**Recorded information:**
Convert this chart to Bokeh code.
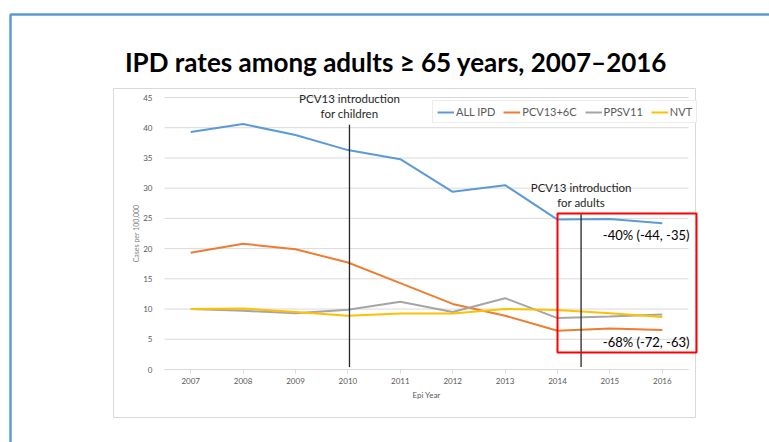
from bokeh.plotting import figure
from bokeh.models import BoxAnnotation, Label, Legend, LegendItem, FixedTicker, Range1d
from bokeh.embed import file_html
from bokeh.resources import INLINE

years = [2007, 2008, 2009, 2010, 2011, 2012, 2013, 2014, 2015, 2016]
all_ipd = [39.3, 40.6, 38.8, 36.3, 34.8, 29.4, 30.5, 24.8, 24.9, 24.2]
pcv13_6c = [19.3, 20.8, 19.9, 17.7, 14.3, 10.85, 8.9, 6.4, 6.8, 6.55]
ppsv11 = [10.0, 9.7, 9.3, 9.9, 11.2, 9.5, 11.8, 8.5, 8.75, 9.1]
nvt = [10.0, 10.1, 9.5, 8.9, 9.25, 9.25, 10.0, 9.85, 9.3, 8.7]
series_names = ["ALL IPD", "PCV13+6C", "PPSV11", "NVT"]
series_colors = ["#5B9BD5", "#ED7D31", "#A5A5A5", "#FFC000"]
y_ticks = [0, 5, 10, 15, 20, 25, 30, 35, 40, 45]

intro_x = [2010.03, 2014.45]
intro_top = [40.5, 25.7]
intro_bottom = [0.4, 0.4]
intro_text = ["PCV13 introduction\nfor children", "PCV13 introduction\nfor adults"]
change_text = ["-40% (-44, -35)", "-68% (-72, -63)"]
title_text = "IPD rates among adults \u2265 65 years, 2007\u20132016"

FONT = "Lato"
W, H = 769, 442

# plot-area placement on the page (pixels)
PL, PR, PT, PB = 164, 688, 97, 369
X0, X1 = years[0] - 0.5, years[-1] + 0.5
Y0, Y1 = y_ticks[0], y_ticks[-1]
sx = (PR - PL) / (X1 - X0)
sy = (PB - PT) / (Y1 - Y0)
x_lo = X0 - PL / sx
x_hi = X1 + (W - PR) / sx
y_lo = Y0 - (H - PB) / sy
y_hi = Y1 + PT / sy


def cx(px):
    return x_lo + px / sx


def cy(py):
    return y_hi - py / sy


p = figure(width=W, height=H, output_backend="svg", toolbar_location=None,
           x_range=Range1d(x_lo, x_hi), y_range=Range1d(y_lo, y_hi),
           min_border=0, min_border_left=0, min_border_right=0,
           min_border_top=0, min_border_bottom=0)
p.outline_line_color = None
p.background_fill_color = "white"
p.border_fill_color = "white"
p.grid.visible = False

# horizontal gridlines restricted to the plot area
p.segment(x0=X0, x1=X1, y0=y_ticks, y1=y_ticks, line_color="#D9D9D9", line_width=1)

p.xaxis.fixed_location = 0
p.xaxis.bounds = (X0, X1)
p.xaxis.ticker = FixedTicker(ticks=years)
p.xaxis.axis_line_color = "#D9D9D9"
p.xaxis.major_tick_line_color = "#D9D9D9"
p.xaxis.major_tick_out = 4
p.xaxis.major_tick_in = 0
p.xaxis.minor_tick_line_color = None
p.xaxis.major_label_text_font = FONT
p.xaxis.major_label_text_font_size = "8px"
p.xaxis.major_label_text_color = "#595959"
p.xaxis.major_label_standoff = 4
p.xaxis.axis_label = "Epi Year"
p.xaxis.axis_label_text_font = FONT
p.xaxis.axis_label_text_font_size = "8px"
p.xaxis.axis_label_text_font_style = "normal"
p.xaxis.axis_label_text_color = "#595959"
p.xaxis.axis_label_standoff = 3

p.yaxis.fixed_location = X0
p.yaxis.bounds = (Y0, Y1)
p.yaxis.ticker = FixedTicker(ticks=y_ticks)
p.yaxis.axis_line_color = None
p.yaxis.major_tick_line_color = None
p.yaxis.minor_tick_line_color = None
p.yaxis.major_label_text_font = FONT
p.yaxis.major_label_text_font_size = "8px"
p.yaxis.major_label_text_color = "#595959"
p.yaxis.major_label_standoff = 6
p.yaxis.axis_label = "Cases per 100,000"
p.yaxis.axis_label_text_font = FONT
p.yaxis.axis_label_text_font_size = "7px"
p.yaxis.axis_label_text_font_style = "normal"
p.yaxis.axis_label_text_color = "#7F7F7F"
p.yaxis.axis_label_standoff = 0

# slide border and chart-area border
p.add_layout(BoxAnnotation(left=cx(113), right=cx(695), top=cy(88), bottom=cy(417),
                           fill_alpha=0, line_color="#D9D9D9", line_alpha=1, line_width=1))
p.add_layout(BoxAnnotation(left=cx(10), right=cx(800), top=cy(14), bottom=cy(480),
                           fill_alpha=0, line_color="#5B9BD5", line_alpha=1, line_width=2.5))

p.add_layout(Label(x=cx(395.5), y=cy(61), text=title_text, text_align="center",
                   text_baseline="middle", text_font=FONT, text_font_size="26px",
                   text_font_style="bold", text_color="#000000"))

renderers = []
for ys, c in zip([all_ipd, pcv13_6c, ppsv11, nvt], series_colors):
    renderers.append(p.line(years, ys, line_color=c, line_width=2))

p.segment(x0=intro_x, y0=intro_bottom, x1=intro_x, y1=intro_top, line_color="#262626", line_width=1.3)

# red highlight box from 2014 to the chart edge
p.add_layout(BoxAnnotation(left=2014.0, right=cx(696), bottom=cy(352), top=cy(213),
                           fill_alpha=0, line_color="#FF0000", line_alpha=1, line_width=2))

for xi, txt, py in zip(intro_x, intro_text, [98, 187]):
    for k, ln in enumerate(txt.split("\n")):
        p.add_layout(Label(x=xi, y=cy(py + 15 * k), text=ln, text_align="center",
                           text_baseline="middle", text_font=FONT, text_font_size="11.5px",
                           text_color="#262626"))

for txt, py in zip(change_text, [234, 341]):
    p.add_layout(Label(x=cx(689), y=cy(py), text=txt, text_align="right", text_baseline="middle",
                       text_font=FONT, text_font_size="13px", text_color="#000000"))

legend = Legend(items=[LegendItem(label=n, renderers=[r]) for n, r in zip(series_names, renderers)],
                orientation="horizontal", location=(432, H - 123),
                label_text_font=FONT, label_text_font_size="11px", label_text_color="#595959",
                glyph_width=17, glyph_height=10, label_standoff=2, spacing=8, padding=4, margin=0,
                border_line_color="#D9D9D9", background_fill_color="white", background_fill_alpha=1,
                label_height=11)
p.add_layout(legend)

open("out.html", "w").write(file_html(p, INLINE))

**Objective:** Go through the listing above and write it all out exactly, leaving out any picture.

**The answer:**
Convert this chart to Bokeh code.
from bokeh.plotting import figure
from bokeh.models import BoxAnnotation, Label, Legend, LegendItem, FixedTicker, Range1d
from bokeh.embed import file_html
from bokeh.resources import INLINE

years = [2007, 2008, 2009, 2010, 2011, 2012, 2013, 2014, 2015, 2016]
all_ipd = [39.3, 40.6, 38.8, 36.3, 34.8, 29.4, 30.5, 24.8, 24.9, 24.2]
pcv13_6c = [19.3, 20.8, 19.9, 17.7, 14.3, 10.85, 8.9, 6.4, 6.8, 6.55]
ppsv11 = [10.0, 9.7, 9.3, 9.9, 11.2, 9.5, 11.8, 8.5, 8.75, 9.1]
nvt = [10.0, 10.1, 9.5, 8.9, 9.25, 9.25, 10.0, 9.85, 9.3, 8.7]
series_names = ["ALL IPD", "PCV13+6C", "PPSV11", "NVT"]
series_colors = ["#5B9BD5", "#ED7D31", "#A5A5A5", "#FFC000"]
y_ticks = [0, 5, 10, 15, 20, 25, 30, 35, 40, 45]

intro_x = [2010.03, 2014.45]
intro_top = [40.5, 25.7]
intro_bottom = [0.4, 0.4]
intro_text = ["PCV13 introduction\nfor children", "PCV13 introduction\nfor adults"]
change_text = ["-40% (-44, -35)", "-68% (-72, -63)"]
title_text = "IPD rates among adults \u2265 65 years, 2007\u20132016"

FONT = "Lato"
W, H = 769, 442

# plot-area placement on the page (pixels)
PL, PR, PT, PB = 164, 688, 97, 369
X0, X1 = years[0] - 0.5, years[-1] + 0.5
Y0, Y1 = y_ticks[0], y_ticks[-1]
sx = (PR - PL) / (X1 - X0)
sy = (PB - PT) / (Y1 - Y0)
x_lo = X0 - PL / sx
x_hi = X1 + (W - PR) / sx
y_lo = Y0 - (H - PB) / sy
y_hi = Y1 + PT / sy


def cx(px):
    return x_lo + px / sx


def cy(py):
    return y_hi - py / sy


p = figure(width=W, height=H, output_backend="svg", toolbar_location=None,
           x_range=Range1d(x_lo, x_hi), y_range=Range1d(y_lo, y_hi),
           min_border=0, min_border_left=0, min_border_right=0,
           min_border_top=0, min_border_bottom=0)
p.outline_line_color = None
p.background_fill_color = "white"
p.border_fill_color = "white"
p.grid.visible = False

# horizontal gridlines restricted to the plot area
p.segment(x0=X0, x1=X1, y0=y_ticks, y1=y_ticks, line_color="#D9D9D9", line_width=1)

p.xaxis.fixed_location = 0
p.xaxis.bounds = (X0, X1)
p.xaxis.ticker = FixedTicker(ticks=years)
p.xaxis.axis_line_color = "#D9D9D9"
p.xaxis.major_tick_line_color = "#D9D9D9"
p.xaxis.major_tick_out = 4
p.xaxis.major_tick_in = 0
p.xaxis.minor_tick_line_color = None
p.xaxis.major_label_text_font = FONT
p.xaxis.major_label_text_font_size = "8px"
p.xaxis.major_label_text_color = "#595959"
p.xaxis.major_label_standoff = 4
p.xaxis.axis_label = "Epi Year"
p.xaxis.axis_label_text_font = FONT
p.xaxis.axis_label_text_font_size = "8px"
p.xaxis.axis_label_text_font_style = "normal"
p.xaxis.axis_label_text_color = "#595959"
p.xaxis.axis_label_standoff = 3

p.yaxis.fixed_location = X0
p.yaxis.bounds = (Y0, Y1)
p.yaxis.ticker = FixedTicker(ticks=y_ticks)
p.yaxis.axis_line_color = None
p.yaxis.major_tick_line_color = None
p.yaxis.minor_tick_line_color = None
p.yaxis.major_label_text_font = FONT
p.yaxis.major_label_text_font_size = "8px"
p.yaxis.major_label_text_color = "#595959"
p.yaxis.major_label_standoff = 6
p.yaxis.axis_label = "Cases per 100,000"
p.yaxis.axis_label_text_font = FONT
p.yaxis.axis_label_text_font_size = "7px"
p.yaxis.axis_label_text_font_style = "normal"
p.yaxis.axis_label_text_color = "#7F7F7F"
p.yaxis.axis_label_standoff = 0

# slide border and chart-area border
p.add_layout(BoxAnnotation(left=cx(113), right=cx(695), top=cy(88), bottom=cy(417),
                           fill_alpha=0, line_color="#D9D9D9", line_alpha=1, line_width=1))
p.add_layout(BoxAnnotation(left=cx(10), right=cx(800), top=cy(14), bottom=cy(480),
                           fill_alpha=0, line_color="#5B9BD5", line_alpha=1, line_width=2.5))

p.add_layout(Label(x=cx(395.5), y=cy(61), text=title_text, text_align="center",
                   text_baseline="middle", text_font=FONT, text_font_size="26px",
                   text_font_style="bold", text_color="#000000"))

renderers = []
for ys, c in zip([all_ipd, pcv13_6c, ppsv11, nvt], series_colors):
    renderers.append(p.line(years, ys, line_color=c, line_width=2))

p.segment(x0=intro_x, y0=intro_bottom, x1=intro_x, y1=intro_top, line_color="#262626", line_width=1.3)

# red highlight box from 2014 to the chart edge
p.add_layout(BoxAnnotation(left=2014.0, right=cx(696), bottom=cy(352), top=cy(213),
                           fill_alpha=0, line_color="#FF0000", line_alpha=1, line_width=2))

for xi, txt, py in zip(intro_x, intro_text, [98, 187]):
    for k, ln in enumerate(txt.split("\n")):
        p.add_layout(Label(x=xi, y=cy(py + 15 * k), text=ln, text_align="center",
                           text_baseline="middle", text_font=FONT, text_font_size="11.5px",
                           text_color="#262626"))

for txt, py in zip(change_text, [234, 341]):
    p.add_layout(Label(x=cx(689), y=cy(py), text=txt, text_align="right", text_baseline="middle",
                       text_font=FONT, text_font_size="13px", text_color="#000000"))

legend = Legend(items=[LegendItem(label=n, renderers=[r]) for n, r in zip(series_names, renderers)],
                orientation="horizontal", location=(432, H - 123),
                label_text_font=FONT, label_text_font_size="11px", label_text_color="#595959",
                glyph_width=17, glyph_height=10, label_standoff=2, spacing=8, padding=4, margin=0,
                border_line_color="#D9D9D9", background_fill_color="white", background_fill_alpha=1,
                label_height=11)
p.add_layout(legend)

open("out.html", "w").write(file_html(p, INLINE))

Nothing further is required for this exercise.